• Application Note

Enantiomeric Separation of the Active Metabolite of Risperidone and its Application for Monitoring Metabolic Stability using UPC2/MS/MS

Enantiomeric Separation of the Active Metabolite of Risperidone and its Application for Monitoring Metabolic Stability using UPC2/MS/MS

  • Jennifer Simeone
  • Yun Alelyunas
  • Mark Wrona
  • Paul D. Rainville
  • Waters Corporation

This is an Application Brief and does not contain a detailed Experimental section.


This application brief demonstrates to separate enantiomers of 9-hydroxyrisperidone and apply this method to monitor the formation over a metabolic time course.


The combination of UPC2 with MS detection facilitates the enantiomeric separation of 9-hydroxyrisperidone.

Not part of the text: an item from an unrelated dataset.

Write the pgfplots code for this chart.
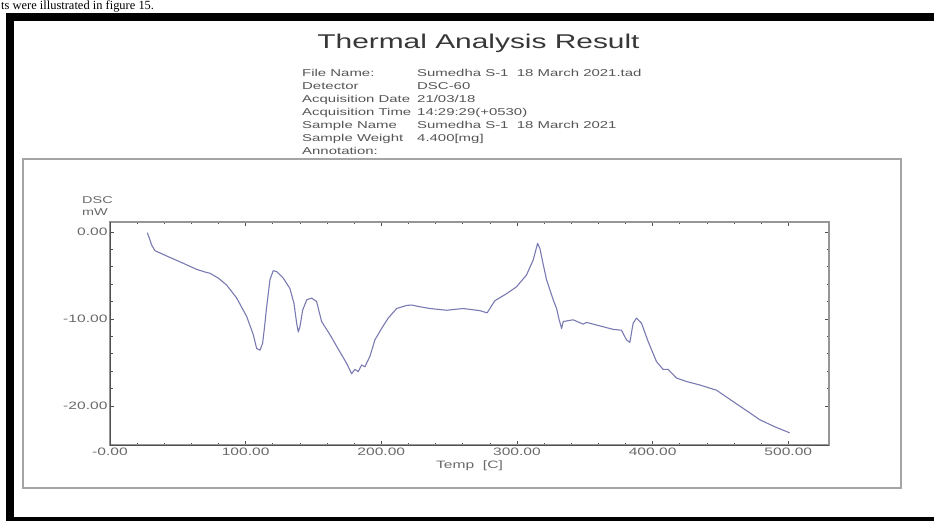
\documentclass[border=0pt]{standalone}
\usepackage{pgfplots}
\pgfplotsset{compat=1.18}
\usepackage{fontspec}
\setmainfont{Liberation Sans}
\newfontfamily\titlefont[FakeStretch=1.5]{Liberation Sans}
\newfontfamily\infofont[FakeStretch=1.5]{Liberation Sans}
\newfontfamily\tickfont[FakeStretch=1.45]{Liberation Sans}
\newfontfamily\docfont{Liberation Serif}
\definecolor{curve}{RGB}{122,122,178}
\definecolor{titlegray}{RGB}{55,55,55}
\definecolor{infogray}{RGB}{85,85,85}
\definecolor{tickgray}{RGB}{105,105,105}
\definecolor{boxgray}{RGB}{165,165,165}
\definecolor{axisdark}{RGB}{80,80,80}
\definecolor{axislight}{RGB}{150,150,150}
\begin{document}
\begin{tikzpicture}
\path[use as bounding box] (0,0) rectangle (934bp,521bp);
\begin{scope}
\clip (0,0) rectangle (934bp,521bp);
% document text at the top
\node[anchor=base west, inner sep=0pt, font=\docfont\fontsize{12.5}{12.5}\selectfont] at (1bp,511.5bp) {ts were illustrated in figure 15.};
% black frame
\fill[black] (6bp,500bp) rectangle (940bp,508bp);
\fill[black] (6bp,-5bp) rectangle (14bp,508bp);
\fill[black] (6bp,-5bp) rectangle (940bp,4bp);
\end{scope}
% grey panel
\draw[boxgray, line width=2bp] (23bp,33bp) rectangle (901bp,362bp);
% title
\node[anchor=base, inner sep=0pt, text=titlegray, font=\titlefont\fontsize{20}{20}\selectfont] at (478.5bp,472bp) {Thermal Analysis Result};
% info block
\begin{scope}[every node/.style={anchor=base west, inner sep=0pt, text=infogray, font=\infofont\fontsize{10}{10}\selectfont}]
\node at (302bp,444.5bp) {File Name:};
\node at (417bp,444.5bp) {Sumedha S-1\ \ 18 March 2021.tad};
\node at (302bp,431.5bp) {Detector};
\node at (417bp,431.5bp) {DSC-60};
\node at (302bp,418.5bp) {Acquisition Date};
\node at (417bp,418.5bp) {21/03/18};
\node at (302bp,405.5bp) {Acquisition Time};
\node at (417bp,405.5bp) {14:29:29(+0530)};
\node at (302bp,392.5bp) {Sample Name};
\node at (417bp,392.5bp) {Sumedha S-1\ \ 18 March 2021};
\node at (302bp,379.5bp) {Sample Weight};
\node at (417bp,379.5bp) {4.400[mg]};
\node at (302bp,366.5bp) {Annotation:};
\end{scope}
% y unit label
\begin{scope}[every node/.style={anchor=base west, inner sep=0pt, text=tickgray, font=\tickfont\fontsize{10}{10}\selectfont}]
\node at (82bp,317bp) {DSC};
\node at (82bp,305bp) {mW};
\end{scope}
\begin{axis}[
  at={(110bp,76bp)}, anchor=south west,
  scale only axis, width=719bp, height=223bp,
  xmin=0, xmax=530, ymin=-24.5, ymax=1.15,
  xtick={0,100,200,300,400,500},
  xticklabels={-0.00,100.00,200.00,300.00,400.00,500.00},
  ytick={-20,-10,0},
  yticklabels={-20.00,-10.00,0.00},
  minor x tick num=4, minor y tick num=4,
  tick align=inside,
  major tick length=4bp, minor tick length=2.5bp,
  tick style={axisdark, line width=0.6bp},
  axis line style={axislight, line width=1.3bp},
  ticklabel style={text=tickgray, font=\tickfont\fontsize{10.8}{10.8}\selectfont},
  xticklabel style={yshift=1bp},
  yticklabel style={xshift=1bp},
  xlabel={Temp\ \ [C]},
  x label style={at={(axis description cs:0.5,-0.095)}, anchor=center, text=tickgray, font=\tickfont\fontsize{10.8}{10.8}\selectfont},
  clip=false,
  after end axis/.code={
    \draw[axisdark, line width=0.9bp] (rel axis cs:0,1) -- (rel axis cs:0,0) -- (rel axis cs:1,0);
  },
]
\addplot[curve, line width=1.1bp, mark=none, line join=round] coordinates {
(27.5,-0.08) (29.2,-0.8) (30.7,-1.5) (33.2,-2.15) (41.8,-2.76) (54,-3.6) (63.9,-4.3) (70,-4.6) (73.7,-4.75)
(79.8,-5.3) (86,-6.1) (93.4,-7.6) (100.7,-9.7) (105.6,-11.8) (108.1,-13.4) (110.5,-13.6)
(112.5,-12.8) (114,-10.8) (115.5,-8.6) (117.9,-5.5) (120.3,-4.45) (122.8,-4.55) (127.7,-5.3) (132.6,-6.5)
(135.6,-8.2) (137.6,-10.5) (138.8,-11.5) (140,-10.9) (142,-9.0) (145,-7.8) (148.6,-7.6)
(152.3,-8.0) (156,-10.3) (162.1,-11.8) (169.5,-13.8) (174.4,-15.1) (178.1,-16.3) (180.5,-15.8)
(183,-16.05) (185.5,-15.3) (187.9,-15.5) (191.6,-14.3) (195.3,-12.4) (200.2,-11.1) (205.1,-9.9)
(211.3,-8.8) (218.6,-8.45) (222.3,-8.4) (228.4,-8.6) (235.8,-8.8) (248.1,-9.0) (260.4,-8.8)
(272.7,-9.05) (278,-9.3) (283.7,-7.9) (292.3,-7.1) (299.7,-6.3) (307,-4.95) (312,-3.2)
(315.2,-1.3) (316.9,-1.9) (319.3,-3.7) (321.8,-5.5) (326.7,-7.8) (329.2,-8.8) (331.1,-10.1) (332.9,-11.1)
(334.1,-10.3) (341.4,-10.1) (348.8,-10.6) (351.3,-10.4) (361.1,-10.8) (370.9,-11.2) (377,-11.3)
(380.7,-12.4) (383.2,-12.7) (385.6,-10.5) (388.1,-9.9) (391.8,-10.5) (396.7,-12.6) (402.8,-14.9)
(407.7,-15.8) (411.4,-15.8) (417.6,-16.8) (425,-17.2) (434.8,-17.6) (447.1,-18.2) (459.3,-19.5)
(471.6,-20.8) (479,-21.6) (490,-22.4) (501,-23.1)
};
\end{axis}
\end{tikzpicture}
\end{document}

Many drug candidates, as well as their metabolites, contain one or more chiral centers. During the course of the drug development process, an essential step is to identify and monitor the various enantiomers that may exist. Supercritical fluid chromatography (SFC) is known to be a highly effective technique for performing chiral separations. In addition, the use of SFC provides benefits such as high efficiency, fast separations, and use of solvents that are MS compatible.

Results and Discussion

In this technology brief, we demonstrate the enantiomeric separation and detection of 9-hydroxyrisperidone, the active metabolite of risperidone, utilizing UPC2-MS/MS. Method optimization was performed using 9-hydroxyrisperidone standards in solution, then was applied to samples where risperidone was incubated with human liver microsomes. The conversion of parent to the hydroxylated metabolite was monitored. Figure 1 shows the optimized chromatography for achiral risperidone and the R and S forms of 9-hydroxyrisperidone obtained using a Waters Trefoil CEL2 3 x 150 mm, 2.5-μm column, using ammonium formate modified methanol as the co-solvent.

Figure 1. Risperidone (top) and R/S 9-Hydroxyrisperidone (bottom).

This method was then used to analyze incubated samples quenched at t = 0, 15, 30, 60, 90, and 120 min, to monitor the conversion of the parent risperidone to the 9-hydroxy metabolite. An example injection is shown in Figure 2, where the two expected peaks for the 9-hydroxy metabolite are seen at 3.92 and 4.29 min. However, two additional peaks are seen at 4.48 and 4.76 min, which could be attributed to the minor 7-hydroxy risperidone metabolite described in the literature.1

Figure 2. Risperidone (top) and hydroxy risperidone (bottom) for t = 120 timepoint for risperidone microsomal incubation.

The peak areas obtained for the parent compound, risperidone, and the four hydroxylated metabolite peaks were plotted as a function of time. Figure 3 shows that the majority of parent conversion to metabolite has occurred by 30 min. While the absolute identity of the R and S forms were not confirmed, published data2 states that the formation of R-9-hydroxy risperidone is favored. We, therefore, postulate that the earlier eluting peak is the R form and the second peak is the S form.

Figure 3. Time plot of measured peak areas for the parent compound (risperidone) and hydroxylated metabolites for incubations quenched after 15, 30, 60, 90, and 120 minutes.


The combination of UPC2 with MS detection facilitated the enantiomeric separation of 9-hydroxyrisperidone, which is the active metabolite of risperidone. The ability to isolate the various chiral forms of a compound is an essential step during the drug development process. Additionally, we have shown that convergence chromatography can be successfully used in metabolic stability studies.


  1. G Mannens, ML Huang, W Meuldermans, J Hendirckx, R Woestenborghs, J Heykants. Absorption, metabolism, and excretion of risperidone in humans. Drug Metab Dispos 21: 1134-1141, 1993.
  2. N Yasui-Furukori, M Hidestrand, E Spina, G Facciola, MG Scordo, G Tybring. Different Enantioselective 9-Hydroxylation of Risperidone by the Two Human CYP2D6 and CYP3A4 Enzymes. Drug Metab Dispos 29: 1263-1268, 2001.